** Task statement **
Return exactly the lines that run from the beginning through the line containing "import plotly.graph_objects as go", both included, and no others.

** Available data **

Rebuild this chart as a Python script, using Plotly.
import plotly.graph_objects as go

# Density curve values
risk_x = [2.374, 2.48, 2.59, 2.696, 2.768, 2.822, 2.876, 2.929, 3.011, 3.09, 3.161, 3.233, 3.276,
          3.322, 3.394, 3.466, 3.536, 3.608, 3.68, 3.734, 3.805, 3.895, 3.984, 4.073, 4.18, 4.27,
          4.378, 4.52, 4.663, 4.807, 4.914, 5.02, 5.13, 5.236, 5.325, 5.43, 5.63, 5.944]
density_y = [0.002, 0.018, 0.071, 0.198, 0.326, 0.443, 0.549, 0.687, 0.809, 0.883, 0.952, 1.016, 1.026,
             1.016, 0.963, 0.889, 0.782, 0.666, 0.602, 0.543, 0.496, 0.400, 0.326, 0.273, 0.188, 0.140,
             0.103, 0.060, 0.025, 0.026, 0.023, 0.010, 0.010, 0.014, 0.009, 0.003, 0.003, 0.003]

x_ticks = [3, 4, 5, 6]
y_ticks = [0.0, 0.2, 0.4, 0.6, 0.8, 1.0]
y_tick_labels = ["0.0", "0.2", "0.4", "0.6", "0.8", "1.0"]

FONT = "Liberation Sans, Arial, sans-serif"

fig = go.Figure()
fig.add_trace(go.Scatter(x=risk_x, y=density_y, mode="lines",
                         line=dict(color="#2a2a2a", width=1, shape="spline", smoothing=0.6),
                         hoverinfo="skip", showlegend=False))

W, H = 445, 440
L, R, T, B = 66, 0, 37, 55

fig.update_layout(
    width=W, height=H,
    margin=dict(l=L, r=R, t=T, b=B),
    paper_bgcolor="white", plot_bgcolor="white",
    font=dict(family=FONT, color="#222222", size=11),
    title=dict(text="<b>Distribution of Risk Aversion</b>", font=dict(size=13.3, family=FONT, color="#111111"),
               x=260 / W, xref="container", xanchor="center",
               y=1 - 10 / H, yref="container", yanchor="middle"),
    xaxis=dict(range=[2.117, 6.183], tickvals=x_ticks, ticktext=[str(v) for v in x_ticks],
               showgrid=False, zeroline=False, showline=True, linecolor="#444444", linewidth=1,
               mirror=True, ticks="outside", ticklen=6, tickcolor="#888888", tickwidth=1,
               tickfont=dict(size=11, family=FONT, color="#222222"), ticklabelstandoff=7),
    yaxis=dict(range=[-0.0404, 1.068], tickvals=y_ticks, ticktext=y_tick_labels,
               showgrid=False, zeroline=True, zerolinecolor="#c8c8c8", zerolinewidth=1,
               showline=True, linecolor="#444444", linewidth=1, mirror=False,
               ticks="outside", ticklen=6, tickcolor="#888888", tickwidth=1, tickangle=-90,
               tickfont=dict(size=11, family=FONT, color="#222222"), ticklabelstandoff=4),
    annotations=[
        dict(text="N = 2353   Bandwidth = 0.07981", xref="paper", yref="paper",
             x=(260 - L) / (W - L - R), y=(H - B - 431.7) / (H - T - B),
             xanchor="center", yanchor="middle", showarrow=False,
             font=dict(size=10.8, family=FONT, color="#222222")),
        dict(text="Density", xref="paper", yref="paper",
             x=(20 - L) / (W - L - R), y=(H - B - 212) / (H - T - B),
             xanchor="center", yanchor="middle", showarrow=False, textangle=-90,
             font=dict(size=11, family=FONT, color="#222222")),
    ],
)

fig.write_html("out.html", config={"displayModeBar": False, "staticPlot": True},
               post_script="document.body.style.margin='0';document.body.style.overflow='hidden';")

** Right answer **
Rebuild this chart as a Python script, using Plotly.
import plotly.graph_objects as go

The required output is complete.